Dearest Kim,
I can share my stories like the others have done. I can recall four times I had to "make the call". Three of them were relatively easy, as cancer was the diagnosis. All inoperable and quick acting and I could tell that all three were miserable so I did what was best for them. It hurt short term, and I still have fond and wonderful memories of my Tar Baby, Niblet and especially my special boy Winkie. The fourth case was the hardest. Boots was 19 years old, and she was the only reason that I met my wife 29 years ago. If not for Bootie Gal, I wouldn't have a beautiful and perfect 25 year-old Daughter. Nothing in my life would be the same, I wouldn't be here in fact, if it wasn't for Boots coming to my front door and mooching food, then deciding to have a litter of kittens under my house the day before her Mom was going to come pick her up and take her to her new home. Paula was just some chick who lived a couple houses over, was moving, and had asked me to watch her for a few days until she could get her new home settled. I'd never even spoken to her until I saw her one day, packing up her stuff. Boots had been coming over every day begging for food and I used to feed my two cats out on the front porch. My very first words to the lady who would become my wife of 28 years was "Hey lady, when you gonna feed your damn cat?" Turned out to be the world's best pick-up line I think. :lol:
Anyway, we always considered Boots to be the hand of fate that got us together. Flash forward 18 years or so, and Boots was nearing her end. She had a few bumps in the road. She was prone to crystals and at one time had surgery to remove them from her bladder (ate lots and lots of dry food over the years....who knew????). She started not wanting to eat much, but she was still okay, then she lost a lot of weight, and generally was in decline. We brought her to the vet several times, but all they would tell us is "she's old, it's getting near her time". But neither of us wanted to deal with that. Neither of us was willing to be the one to say "It's time". She was our good luck charm, our baby, and we couldn't imagine her not being there any more. She'd raised 3 litters of kittens, and even after she was spayed, any time we'd bring a new kitten into the fold that we had to bottle feed, she'd still be the "mother". She'd let the little brats try to nurse off her and clean them and all that junk. During the last couple of weeks of her long life, it was obvious that it was her time, but we still didn't want to make the call. I still can remember the last night like it was yesterday, and it still makes me cry as I type this. I remember laying on the floor with her for a couple of hours, just petting her and telling her how much I loved her and how grateful I was for the years she blessed our house. I realize now that the look she was giving me said "Dad, it's time, let me go". But when I got up and went to bed, I still didn't see it, or I guess, didn't want to see it. The next morning I got up and found her laying in pretty much the same place, and I went and petted her but she didn't respond. She was still breathing but she wasn't "there" anymore. So she basically forced my hand? I rushed her to the vet and the vet said that she'd had some sort of stroke and there was nothing anyone could do. It was still nearly impossible to say "okay". I wish now, and will always wish, that I had done the best thing for her just one day earlier, so I could have held her and told her I loved her while she could still know it was me with her at the end.
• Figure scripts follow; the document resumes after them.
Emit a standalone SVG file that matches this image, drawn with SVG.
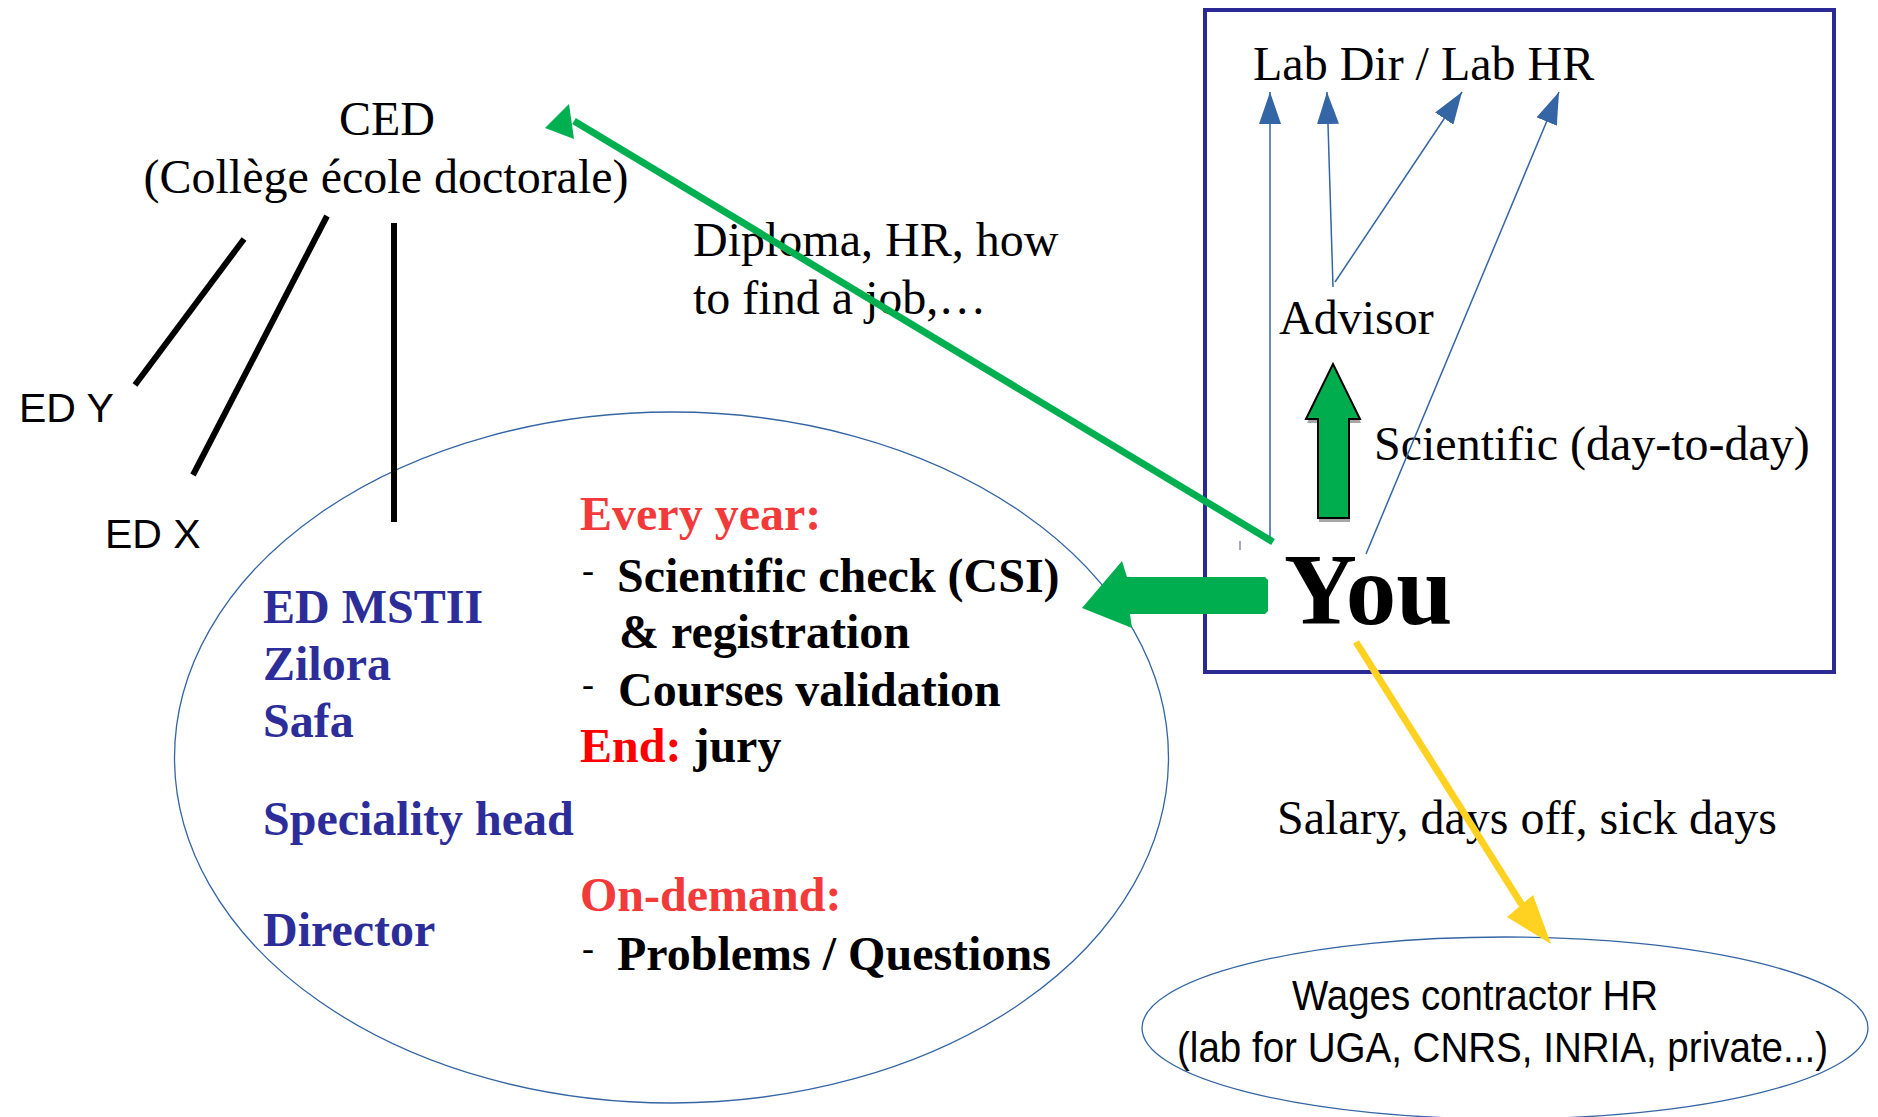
<svg xmlns="http://www.w3.org/2000/svg" width="1878" height="1117" viewBox="0 0 1878 1117">
<style>
  .serif { font-family: "Liberation Serif", "Times New Roman", serif; font-size: 48px; fill: #000; }
  .bold { font-weight: bold; }
  .big { font-size: 101px; }
  .sans { font-family: "Liberation Sans", Arial, sans-serif; fill: #000; }
  .s41 { font-size: 41px; }
  .s42 { font-size: 42px; }
  .blue { fill: #2d2d9a; }
  .red { fill: #f23a3a; }
  .pure { fill: #ff0000; }
  .dash { font-family: "Liberation Serif", serif; font-size: 36px; fill: #000; }
  .blk { stroke: #000; stroke-width: 6; fill: none; }
  .thin { stroke: #3465a4; stroke-width: 1.5; fill: none; marker-end: url(#bh); }
  .oval { fill: none; stroke: #3465a4; stroke-width: 1.3; }
</style>
<defs>
  <marker id="bh" viewBox="0 0 32 22" refX="32" refY="11" markerWidth="32" markerHeight="22" markerUnits="userSpaceOnUse" orient="auto">
    <path d="M0,0 L32,11 L0,22 z" fill="#3465a4"/>
  </marker>
</defs>
<rect width="1878" height="1117" fill="#fff"/>

<g id="ed-ellipse">
  <ellipse class="oval" cx="671.5" cy="757.5" rx="497" ry="345.5"/>
  <text class="serif bold blue" x="263" y="623">ED MSTII</text>
  <text class="serif bold blue" x="263" y="680">Zilora</text>
  <text class="serif bold blue" x="263" y="737">Safa</text>
  <text class="serif bold blue" x="263" y="835">Speciality head</text>
  <text class="serif bold blue" x="263" y="946">Director</text>
  <text class="serif bold red" x="580" y="530">Every year:</text>
  <text class="dash" x="582" y="582">-</text>
  <text class="serif bold" x="617" y="592">Scientific check (CSI)</text>
  <text class="serif bold" x="619" y="648">&amp; registration</text>
  <text class="dash" x="582" y="696">-</text>
  <text class="serif bold" x="618" y="706">Courses validation</text>
  <text class="serif bold" x="580" y="762"><tspan class="pure">End:</tspan> jury</text>
  <text class="serif bold red" x="580" y="911">On-demand:</text>
  <text class="dash" x="582" y="960">-</text>
  <text class="serif bold" x="617" y="970">Problems / Questions</text>
</g>

<g id="ced">
  <text class="serif" x="387" y="135" text-anchor="middle">CED</text>
  <text class="serif" x="386" y="193" text-anchor="middle">(Collège école doctorale)</text>
</g>
<g id="ed-y"><text class="sans s41" x="19" y="422">ED Y</text></g>
<g id="ed-x"><text class="sans s41" x="105" y="548">ED X</text></g>

<g id="lab-box">
  <rect x="1205" y="10" width="629" height="662" fill="none" stroke="#2a2a96" stroke-width="4"/>
  <text class="serif" x="1253" y="80">Lab Dir / Lab HR</text>
  <text class="serif" x="1279" y="334">Advisor</text>
  <text class="serif" x="1374" y="460">Scientific (day-to-day)</text>
</g>

<g id="you">
  <text class="serif bold big" x="1284" y="624">You</text>
</g>

<g id="wages">
  <ellipse class="oval" cx="1505" cy="1028" rx="363" ry="91"/>
  <text class="sans s42" x="1292" y="1010" textLength="366" lengthAdjust="spacingAndGlyphs">Wages contractor HR</text>
  <text class="sans s42" x="1177" y="1062" textLength="651" lengthAdjust="spacingAndGlyphs">(lab for UGA, CNRS, INRIA, private...)</text>
</g>

<g id="labels">
  <text class="serif" x="693" y="256">Diploma, HR, how</text>
  <text class="serif" x="693" y="314">to find a job,…</text>
  <text class="serif" x="1277" y="834">Salary, days off, sick days</text>
</g>

<g id="connectors">
  <line class="blk" x1="244" y1="239" x2="135" y2="385"/>
  <line class="blk" x1="327" y1="216" x2="193" y2="475"/>
  <line class="blk" x1="394" y1="223" x2="394" y2="522"/>

  <line class="thin" x1="1270" y1="537" x2="1270" y2="92"/>
  <line class="thin" x1="1333" y1="287" x2="1327" y2="92"/>
  <line class="thin" x1="1335" y1="282" x2="1462" y2="92"/>
  <line class="thin" x1="1366" y1="554" x2="1559" y2="92"/>

  <line x1="1240" y1="541" x2="1240" y2="550" stroke="#557" stroke-width="1"/>

  <polygon points="1307,423 1334,368 1361,423 1350,423 1350,522 1319,522 1319,423" fill="#a6a6a6"/>
  <polygon points="1306,419 1333,364 1360,419 1349,419 1349,518 1318,518 1318,419" fill="#00ad4e" stroke="#000" stroke-width="2" stroke-linejoin="miter"/>

  <line x1="1273" y1="542" x2="574" y2="121" stroke="#00b050" stroke-width="7"/>
  <polygon points="545,128 569,104 574,139" fill="#00b050"/>

  <polygon points="1082,608 1122,561 1127,577 1265,577 1268,580 1268,611 1265,614 1130,614 1132,628" fill="#00ae50"/>

  <line x1="1356" y1="642" x2="1522" y2="905" stroke="#ffd221" stroke-width="7"/>
  <polygon points="1551,944 1507,917 1533,895" fill="#ffd221"/>
</g>
</svg>
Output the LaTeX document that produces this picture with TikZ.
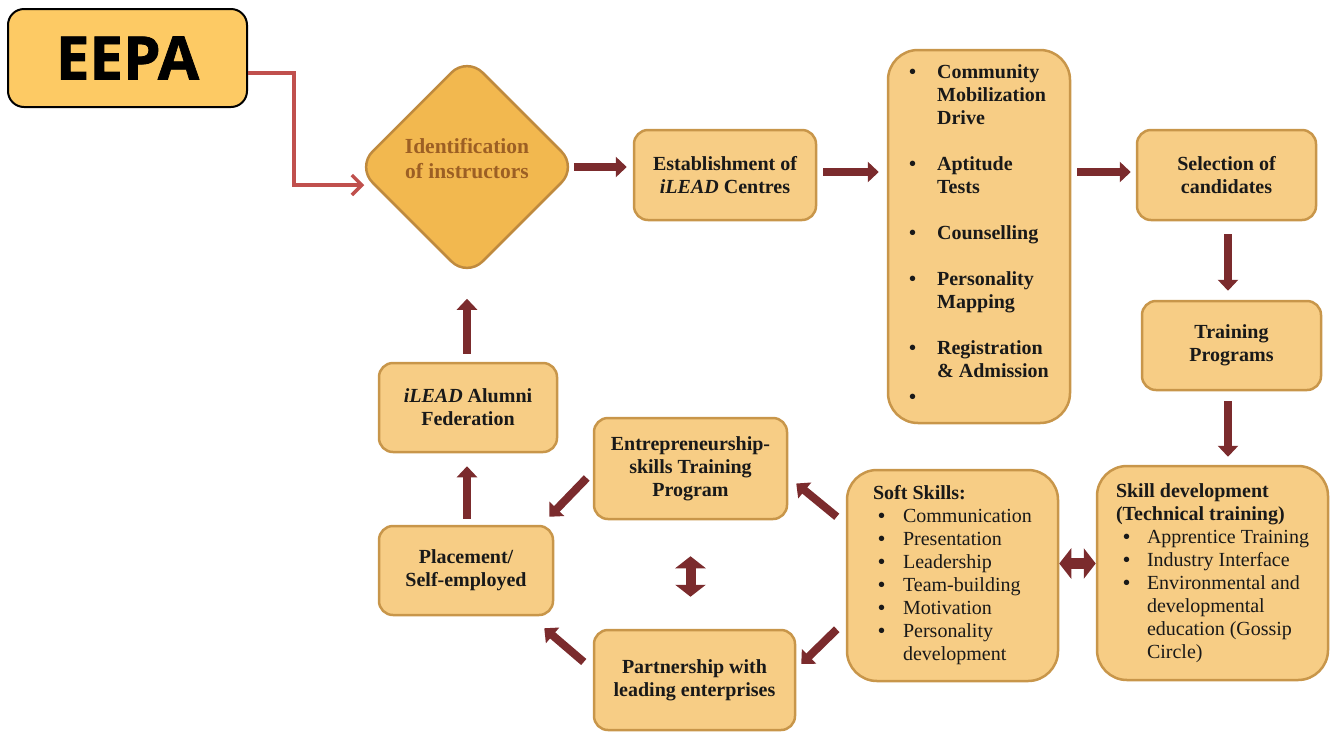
\documentclass[tikz,border=0pt]{standalone}
\usepackage{fontspec}
\setmainfont{Liberation Serif}
\newfontfamily\eepafont[BoldFeatures={FakeBold=1.2}]{Open Sans}
\usetikzlibrary{arrows.meta,shapes.geometric}

\definecolor{eepafill}{HTML}{FDCA64}
\definecolor{boxfill}{HTML}{F7CD85}
\definecolor{boxline}{HTML}{C8964A}
\definecolor{diafill}{HTML}{F2B84F}
\definecolor{dialine}{HTML}{BF8A3E}
\definecolor{diatext}{HTML}{9C5F24}
\definecolor{flow}{HTML}{7B2B2D}
\definecolor{feedred}{HTML}{C0504D}

\tikzset{
  headbox/.style={draw=black, line width=2pt, fill=eepafill, rounded corners=16pt,
    minimum width=239, minimum height=98, font=\eepafont\bfseries\fontsize{60}{62}\selectfont},
  keystep/.style={diamond, draw=dialine, line width=2.5pt, fill=diafill, rounded corners=22pt,
    minimum width=221, minimum height=221, inner sep=0pt, align=center, text=diatext,
    font=\fontsize{21.5}{25}\selectfont\bfseries},
  stage/.style={draw=boxline, line width=2.5pt, fill=boxfill, rounded corners=14pt,
    align=center, text=black!90, font=\fontsize{20}{23}\selectfont\bfseries},
  listbox/.style={stage, rounded corners=30pt},
  flowarrow/.style={draw=flow, line width=8pt, -{Triangle[length=11pt,width=20pt]}},
  twoway/.style={draw=flow, line width=11pt,
    {Triangle[length=12pt,width=30pt]}-{Triangle[length=12pt,width=30pt]}},
  feed/.style={draw=feedred, line width=3.5pt, -{Straight Barb[length=10pt,width=20pt]}}
}

\begin{document}
\begin{tikzpicture}[x=1pt, y=-1pt]
\useasboundingbox (0,0) rectangle (1330,732);

% top row
\node[headbox] (eepa) at (127.5,58) {EEPA};
\node[keystep] (ident) at (467,167)
  {\raisebox{1pt}[0pt][0pt]{\begin{tabular}{@{}c@{}}Identification\\of instructors\end{tabular}}};
\node[stage, minimum width=182, minimum height=90] (estab) at (725,175)
  {Establishment of\\\textit{iLEAD} Centres};
\node[listbox, minimum width=182, minimum height=373] (mobil) at (979,236.5) {%
  \begin{tabular}{@{}p{28pt}@{}l@{}}
  \textbullet & Community\\ & Mobilization\\ & Drive\\[23pt]
  \textbullet & Aptitude\\ & Tests\\[23pt]
  \textbullet & Counselling\\[23pt]
  \textbullet & Personality\\ & Mapping\\[23pt]
  \textbullet & Registration\\ & \& Admission\\[3pt]
  \textbullet &
  \end{tabular}};
\node[stage, minimum width=179, minimum height=90] (select) at (1226.5,175)
  {Selection of\\candidates};

% right column
\node[stage, minimum width=179, minimum height=89] (train) at (1231.5,345.5)
  {Training\\Programs};
\node[listbox, minimum width=231, minimum height=214] (skill) at (1212.5,573) {%
  \begin{tabular}{@{\hspace{7pt}}p{24pt}@{}l@{}}
  \multicolumn{2}{@{}l@{}}{Skill development}\\
  \multicolumn{2}{@{}l@{}}{(Technical training)}\\
  \textbullet & \mdseries Apprentice Training\\
  \textbullet & \mdseries Industry Interface\\
  \textbullet & \mdseries Environmental and\\
   & \mdseries developmental\\
   & \mdseries education (Gossip\\
   & \mdseries Circle)
  \end{tabular}};
\node[listbox, minimum width=211, minimum height=211] (soft) at (952.5,575.5) {%
  \begin{tabular}{@{\hspace{5pt}}p{25pt}@{}l@{}}
  \multicolumn{2}{@{}l@{}}{Soft Skills:}\\
  \textbullet & \mdseries Communication\\
  \textbullet & \mdseries Presentation\\
  \textbullet & \mdseries Leadership\\
  \textbullet & \mdseries Team-building\\
  \textbullet & \mdseries Motivation\\
  \textbullet & \mdseries Personality\\
   & \mdseries development
  \end{tabular}};

% lower loop
\node[stage, minimum width=193, minimum height=101] (entre) at (690.5,468.5)
  {Entrepreneurship-\\skills Training\\Program};
\node[stage, minimum width=201, minimum height=100] (partner) at (694.5,680)
  {Partnership with\\leading enterprises};
\node[stage, minimum width=174, minimum height=89] (place) at (466,570.5)
  {Placement/\\Self-employed};
\node[stage, minimum width=178, minimum height=89] (alumni) at (468,407.5)
  {\textit{iLEAD} Alumni\\Federation};

% connectors
\draw[feed] ([yshift=-15pt]eepa.east) -- ++(46,0) |- ([shift={(9,18)}]ident.west);
\draw[flowarrow, shorten <=-5pt, shorten >=6pt] (ident.east) -- (ident.east -| estab.west);
\draw[flowarrow, shorten <=6pt, shorten >=8pt] ([yshift=3pt]estab.east) -- ([yshift=3pt]estab.east -| mobil.west);
\draw[flowarrow, shorten <=6pt, shorten >=5pt] ([yshift=3pt]mobil.east |- select.west) -- ([yshift=3pt]select.west);
\draw[flowarrow, shorten <=13pt, shorten >=9pt] ([xshift=1.5pt]select.south) -- ([xshift=1.5pt]select.south |- train.north);
\draw[flowarrow, shorten <=10pt, shorten >=8pt] ([xshift=-3.5pt]train.south) -- ([xshift=-3.5pt]train.south |- skill.north);
\draw[twoway] ([yshift=12pt]soft.east) -- ([yshift=12pt]soft.east -| skill.west);
\draw[flowarrow] ([shift={(-9,48)}]soft.north west) -- ([shift={(8,15)}]entre.east);
\draw[flowarrow] ([shift={(-9,-53)}]soft.south west) -- ([shift={(5,-16)}]partner.east);
\draw[twoway, line width=10pt, shorten <=36pt, shorten >=32pt] (entre.south) -- (entre.south |- partner.north);
\draw[flowarrow] ([shift={(-6,9.5)}]entre.west) -- ([shift={(-5,-8)}]place.north east);
\draw[flowarrow] ([shift={(-9,-18)}]partner.west) -- ([shift={(-10,12)}]place.south east);
\draw[flowarrow, shorten <=6pt, shorten >=13pt] ([xshift=1pt]place.north) -- ([xshift=1pt]place.north |- alumni.south);
\draw[flowarrow, shorten <=8pt, shorten >=20pt] ([xshift=-1pt]alumni.north) -- ([xshift=-1pt]alumni.north |- ident.south);
\end{tikzpicture}
\end{document}
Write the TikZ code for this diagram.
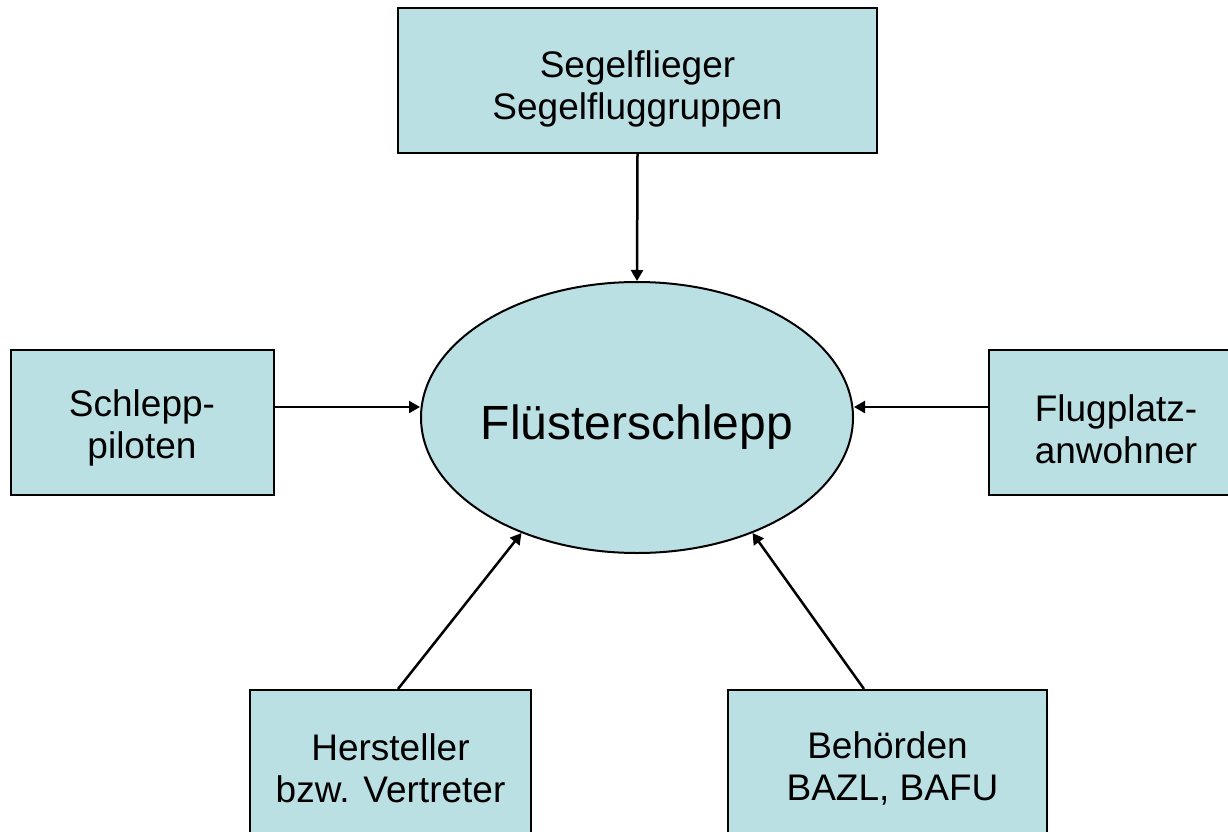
\documentclass[tikz,border=0pt]{standalone}
\usepackage{fontspec}
\setmainfont{Liberation Sans}
\usetikzlibrary{shapes.geometric,arrows.meta,calc}
\definecolor{boxfill}{RGB}{187,224,227}
\newcommand{\lowerby}[1]{\rule{0pt}{#1}}
\begin{document}
\begin{tikzpicture}[x=1pt,y=-1pt,
  boxnode/.style={draw=black,line width=2pt,fill=boxfill,rectangle,inner sep=0pt,
    align=center,font=\fontsize{37}{42}\selectfont},
  mainnode/.style={draw=black,line width=2pt,fill=boxfill,ellipse,inner sep=0pt,
    minimum width=432pt,minimum height=271pt,font=\fontsize{48}{52}\selectfont},
  conn/.style={line width=2.5pt,-{Triangle[length=11pt,width=12pt]}}]
\clip (0,0) rectangle (1228,832);
\fill[white] (0,0) rectangle (1228,832);
\node[mainnode] (fl) at (637,417.5) {\raisebox{-22pt}[0pt][0pt]{\makebox[0pt]{Flüsterschlepp}}};
\node[boxnode,minimum width=479pt,minimum height=145pt] (seg) at (637.5,80.5) {\lowerby{43pt}Segelflieger\\Segelfluggruppen};
\node[boxnode,minimum width=263pt,minimum height=145pt] (sch) at (142,422) {\lowerby{39pt}Schlepp-\\piloten};
\node[boxnode,minimum width=254pt,minimum height=145pt] (flp) at (1116,422) {\lowerby{41pt}Flugplatz-\\anwohner};
\node[boxnode,minimum width=281pt,minimum height=156pt] (her) at (390.5,768) {Hersteller\\bzw. Vertreter};
\node[boxnode,minimum width=319pt,minimum height=156pt] (beh) at (887.5,768) {Behörden\\\hspace*{10pt}BAZL, BAFU};
\draw[conn] (seg.south) -- (fl.north);
\draw[conn] (sch.east |- 0,407) -- (fl.west |- 0,407);
\draw[conn] (flp.west |- 0,407) -- (fl.east |- 0,407);
\draw[conn] ([xshift=7.5pt]her.north) -- (fl.225);
\draw[conn] ([xshift=-23.5pt]beh.north) -- (fl.315);
\end{tikzpicture}
\end{document}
Now I am not saying that this is where you and Kitty are at, hon. But at some point, it will be, and I am so praying for you that you are able to do this and have a clear mind about it. You love her so, so much, that is so obvious to me and to everyone else who has read any of the things you've said here for, well, for as long as I've been reading your posts. You know what is best for her and for all your furries. I would trust you with MY furries to always to the best for them!
I wanted to share the story of Boots, I guess mostly because I want you to know that I know where you are right now, hon. I'll be thinking of you and Kitty, and praying for you to be strong. Most of all, I want you to know that you are "right" with any decision you make whether that is today, tomorrow, next week or next year.
Huge hugs, Kim
Carl
Just so you can see what I meant about Bootie's Foster Mom Instinct....
(Not a great pic because it's a picture of a photograph)
P.S. The real irony? When we lost Boots, and decided it was time to add a new kitty to the household.... we got Lillian and Bob, as bottle-fed kittens. So, when I say that I wouldn't be here were it not for Boots? I mean that literally. There would have never been a Bob in my life.